Dr. Hanping Wang
Aquaculture Program Leader
Aquaculture team members recently published two papers related to production of monosex fish and sex control in aquaculture in prestigious aquatic and biological journals. The first paper is about the effect of density on sex differentiation, sexual dimorphism, stress, and related gene expression in yellow perch. It was published by PLOS ONE, which is a prestigious journal published by the Public Library of Science.
In this paper, researchers state that the stocking density does not have an effect on the sexual determination of yellow perch. However, it was concluded that high density is a chronic stress that has adverse effects on fish wellbeing, sexual size dimorphism, growth, survival, expression of stress-related genes, and mobilization of liver reserve.
A stocking density of 1 fish/L or 1,000 fish/m3 is recommended for indoor aquaculture systems to reduce stress, increase survival, and provide a better state of wellbeing and growth performance for rearing management of juvenile yellow perch and, particularly, create a greater advantage for females. The information is important for aquaculture management and practice.
For more information, please visit: doi.org/10.1371/journal.pone.0267904
The second paper, which explores the effect of methyltestosterone (MT) on sex differentiation and growth in juvenile yellow perch, was published by Fish Physiology and Biochemistry – one of the top-ranked aquaculture/fish journals.
In this study, researchers found that the dosage and time of MT-supplemented feed initiation influence the percentage of sex-reversed males and promote growth.
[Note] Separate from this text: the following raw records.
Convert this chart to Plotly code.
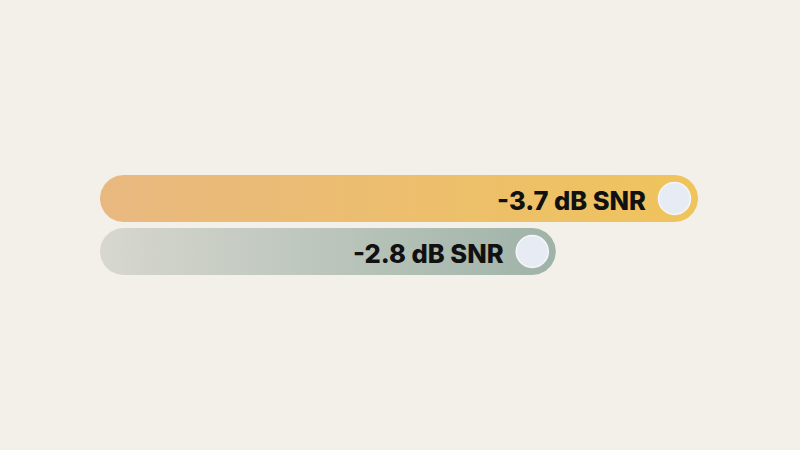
import numpy as np
import plotly.graph_objects as go

# data
snr_db = [-3.7, -2.82]          # bar lengths
labels = ["-3.7 dB SNR", "-2.8 dB SNR"]
bar_left_colors = ["#E9B880", "#D7D7CF"]
bar_right_colors = ["#EFC45C", "#9FB3A8"]

W, H = 800, 450
x0_px = 100                        # where x=0 lands
px_per_unit = 598 / 3.7            # horizontal scale
row_px = 53                        # distance between bar centres
y0_px = 198.5                      # centre of first bar
bar_h_px = 47
r_px = bar_h_px / 2

x_range = [-x0_px / px_per_unit, (W - x0_px) / px_per_unit]
y_range = [(H - y0_px) / row_px, -y0_px / row_px]   # reversed


def stadium(length, yc):
    # rounded bar outline from 0 to length, in data units
    rx = r_px / px_per_unit
    ry = r_px / row_px
    t = np.linspace(-np.pi / 2, np.pi / 2, 40)
    xr = length - rx + rx * np.cos(t)
    yr = yc + ry * np.sin(t)
    xl = rx - rx * np.cos(t)
    yl = yc - ry * np.sin(t)
    xs = np.concatenate([xr, xl, xr[:1]])
    ys = np.concatenate([yr, yl, yr[:1]])
    return xs, ys


fig = go.Figure()

for i, (v, lab) in enumerate(zip(snr_db, labels)):
    length = abs(v)
    xs, ys = stadium(length, i)
    fig.add_trace(go.Scatter(
        x=xs, y=ys, mode="lines", fill="toself",
        line=dict(width=0, color="rgba(0,0,0,0)"),
        fillgradient=dict(type="horizontal",
                          colorscale=[[0, bar_left_colors[i]], [1, bar_right_colors[i]]]),
        hoverinfo="skip", showlegend=False,
    ))
    # knob at the end of the bar
    fig.add_trace(go.Scatter(
        x=[length - r_px / px_per_unit], y=[i], mode="markers",
        marker=dict(size=32, color="#E7ECF4", line=dict(width=1.5, color="#F4F6FA")),
        hovertemplate=lab + "<extra></extra>", showlegend=False,
    ))
    fig.add_annotation(
        x=length, y=i, text=lab, showarrow=False,
        xanchor="right", yanchor="middle", xshift=-50, yshift=-2,
        font=dict(family="Inter", size=25.5, weight=800, color="#111111"),
    )

fig.update_layout(
    width=W, height=H,
    margin=dict(l=0, r=0, t=0, b=0),
    paper_bgcolor="#F3EFE9",
    plot_bgcolor="#F3EFE9",
    xaxis=dict(range=x_range, visible=False, fixedrange=True),
    yaxis=dict(range=y_range, visible=False, fixedrange=True),
    showlegend=False,
)

fig.write_html("out.html", config={"displayModeBar": False},
               post_script="document.body.style.margin='0';")
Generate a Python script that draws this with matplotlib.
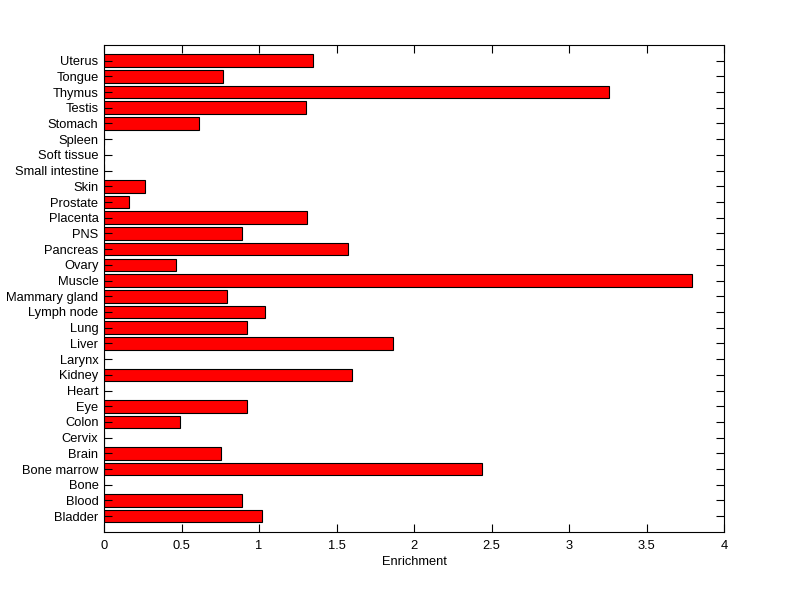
import matplotlib
matplotlib.use("Agg")
import matplotlib.pyplot as plt

tissues = ["Bladder", "Blood", "Bone", "Bone marrow", "Brain", "Cervix", "Colon", "Eye",
           "Heart", "Kidney", "Larynx", "Liver", "Lung", "Lymph node", "Mammary gland",
           "Muscle", "Ovary", "Pancreas", "PNS", "Placenta", "Prostate", "Skin",
           "Small intestine", "Soft tissue", "Spleen", "Stomach", "Testis", "Thymus",
           "Tongue", "Uterus"]
enrichment = [1.019, 0.893, 0.0, 2.439, 0.755, 0.0, 0.49, 0.923,
              0.0, 1.60, 0.0, 1.865, 0.923, 1.039, 0.794,
              3.794, 0.465, 1.574, 0.89, 1.31, 0.161, 0.265,
              0.0, 0.0, 0.0, 0.613, 1.303, 3.258,
              0.768, 1.348]
xticks = [0, 0.5, 1, 1.5, 2, 2.5, 3, 3.5, 4]
xticklabels = ["0", "0.5", "1", "1.5", "2", "2.5", "3", "3.5", "4"]

plt.rcParams['font.family'] = ['Liberation Sans', 'DejaVu Sans']
fig = plt.figure(figsize=(8, 5.99), dpi=100)
ax = fig.add_axes([0.13, 0.112, 0.775, 0.813])
pos = list(range(1, len(tissues) + 1))
ax.barh(pos, enrichment, height=0.8, color="#ff0000", edgecolor="black", linewidth=0.8)
ax.set_xlim(0, 4)
ax.set_ylim(0, len(tissues) + 1)
ax.set_yticks(pos)
ax.set_yticklabels(tissues, fontsize=9.3)
ax.set_xticks(xticks)
ax.set_xticklabels(xticklabels, fontsize=9.3)
ax.set_xlabel("Enrichment", fontsize=9.3, labelpad=3)
ax.tick_params(axis="y", direction="in", right=True, length=6, width=0.8, pad=4)
ax.tick_params(axis="x", direction="in", top=True, length=6, width=0.8, pad=6)
for s in ax.spines.values():
    s.set_linewidth(0.8)
fig.savefig("out.png", dpi=100)
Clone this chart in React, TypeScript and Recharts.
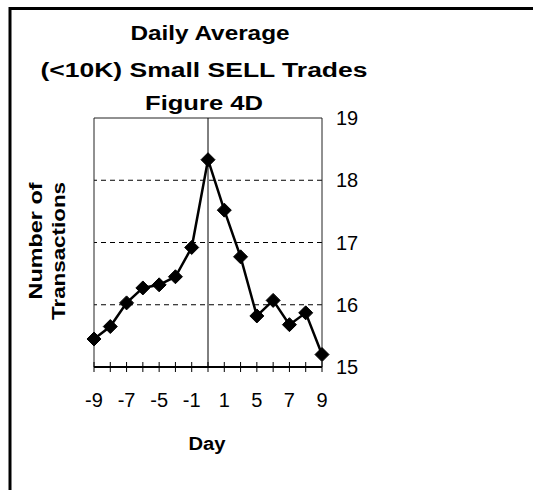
import React from "react";
import { LineChart, Line, XAxis, YAxis, ReferenceLine } from "recharts";

// days around the event; only every other category gets a label
const days = ["-9", "-8", "-7", "-6", "-5", "-3", "-1", "0", "1", "3", "5", "6", "7", "8", "9"];
const transactions = [15.45, 15.65, 16.03, 16.27, 16.32, 16.45, 16.92, 18.33, 17.52, 16.77, 15.82, 16.07, 15.68, 15.87, 15.2];
const yTicks = [15, 16, 17, 18, 19];
const gridValues = [16, 17, 18];

const titleLines = ["Daily Average", "(<10K) Small SELL Trades", "Figure 4D"];

const data = days.map((day, i) => ({ day, value: transactions[i] }));

const FONT = "'Liberation Sans', Arial, sans-serif";

function DayTick(props: any) {
  const { x, y, payload, index } = props;
  return (
    <g>
      <line x1={x} x2={x} y1={y - 5} y2={y + 5} stroke="#000" strokeWidth={1} />
      {index % 2 === 0 && (
        <text x={x} y={y + 40} textAnchor="middle" fontSize={20} fontFamily={FONT} fill="#000">
          {payload.value}
        </text>
      )}
    </g>
  );
}

function Diamond(props: any) {
  const { cx, cy, index } = props;
  if (cx == null || cy == null) return null;
  const r = 7;
  return (
    <polygon
      key={`d-${index}`}
      points={`${cx},${cy - r} ${cx + r},${cy} ${cx},${cy + r} ${cx - r},${cy}`}
      fill="#000"
      stroke="#000"
    />
  );
}

export default function App() {
  return (
    <div style={{ position: "absolute", left: 0, top: 0, width: 533, height: 490, background: "#fff" }}>
      <LineChart
        width={533}
        height={490}
        data={data}
        margin={{ top: 118, left: 94, right: 151, bottom: 93 }}
      >
        <XAxis
          dataKey="day"
          scale="point"
          padding={{ left: 0, right: 0 }}
          interval={0}
          height={30}
          tickLine={false}
          tickSize={0}
          tickMargin={0}
          axisLine={{ stroke: "#000", strokeWidth: 2 }}
          tick={<DayTick />}
        />
        <YAxis
          orientation="right"
          domain={[15, 19]}
          ticks={yTicks}
          width={60}
          tickLine={false}
          tickSize={0}
          tickMargin={14}
          axisLine={{ stroke: "#222", strokeWidth: 1 }}
          tick={{ fontSize: 20, fontFamily: FONT, fill: "#000" }}
        />
        {gridValues.map((v) => (
          <ReferenceLine key={v} y={v} stroke="#000" strokeWidth={1} strokeDasharray="5 4" />
        ))}
        <ReferenceLine y={19} stroke="#222" strokeWidth={1} />
        <ReferenceLine x={days[0]} stroke="#222" strokeWidth={1} />
        <ReferenceLine x="0" stroke="#000" strokeWidth={1} />
        <Line
          type="linear"
          dataKey="value"
          stroke="#000"
          strokeWidth={2.5}
          dot={<Diamond />}
          activeDot={false}
          isAnimationActive={false}
        />
      </LineChart>
      <svg
        width={533}
        height={490}
        style={{ position: "absolute", left: 0, top: 0, pointerEvents: "none" }}
      >
        <line x1={10} x2={533} y1={8.5} y2={8.5} stroke="#000" strokeWidth={3} />
        <line x1={10} x2={10} y1={7} y2={490} stroke="#000" strokeWidth={3} />
        <text x={210} y={40} textAnchor="middle" fontSize={20} fontWeight="bold" fontFamily={FONT} textLength={159} lengthAdjust="spacingAndGlyphs">
          {titleLines[0]}
        </text>
        <text x={204} y={77} textAnchor="middle" fontSize={20} fontWeight="bold" fontFamily={FONT} textLength={327} lengthAdjust="spacingAndGlyphs">
          {titleLines[1]}
        </text>
        <text x={204} y={110} textAnchor="middle" fontSize={20} fontWeight="bold" fontFamily={FONT} textLength={118} lengthAdjust="spacingAndGlyphs">
          {titleLines[2]}
        </text>
        <text transform="translate(42,241) rotate(-90)" textAnchor="middle" fontSize={18} fontWeight="bold" fontFamily={FONT} textLength={117} lengthAdjust="spacingAndGlyphs">
          Number of
        </text>
        <text transform="translate(65,251) rotate(-90)" textAnchor="middle" fontSize={18} fontWeight="bold" fontFamily={FONT} textLength={138} lengthAdjust="spacingAndGlyphs">
          Transactions
        </text>
        <text x={207} y={450} textAnchor="middle" fontSize={18} fontWeight="bold" fontFamily={FONT} textLength={37} lengthAdjust="spacingAndGlyphs">
          Day
        </text>
      </svg>
    </div>
  );
}
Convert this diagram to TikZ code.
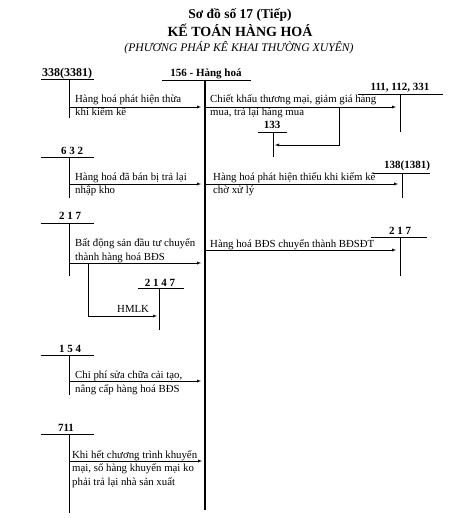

Where using higher dosage MT at 50 mg/kg feed could effectively broaden the efficacy of sex-reversal up to 46 days post-hatching in yellow perch, the higher concentrations of MT have evidenced a negative effect on the gonadal development of fish. Hence, the initiation of low dosage 20 mg/kg feed of MT-supplemented feed at 38 dph for 60 days is suggested to produce all-male fish stocks of yellow perch for sex control purposes, as it had effectively produced 100% sex-reversed males, promoted growth, and reduced the total amount of MT used.
The identification of the labile period of sex determination that is manipulated by MT dosage and age of treatment is a valuable progression toward optimizing commercially viable regimes for producing all-female yellow perch, which grow significantly faster and larger than males.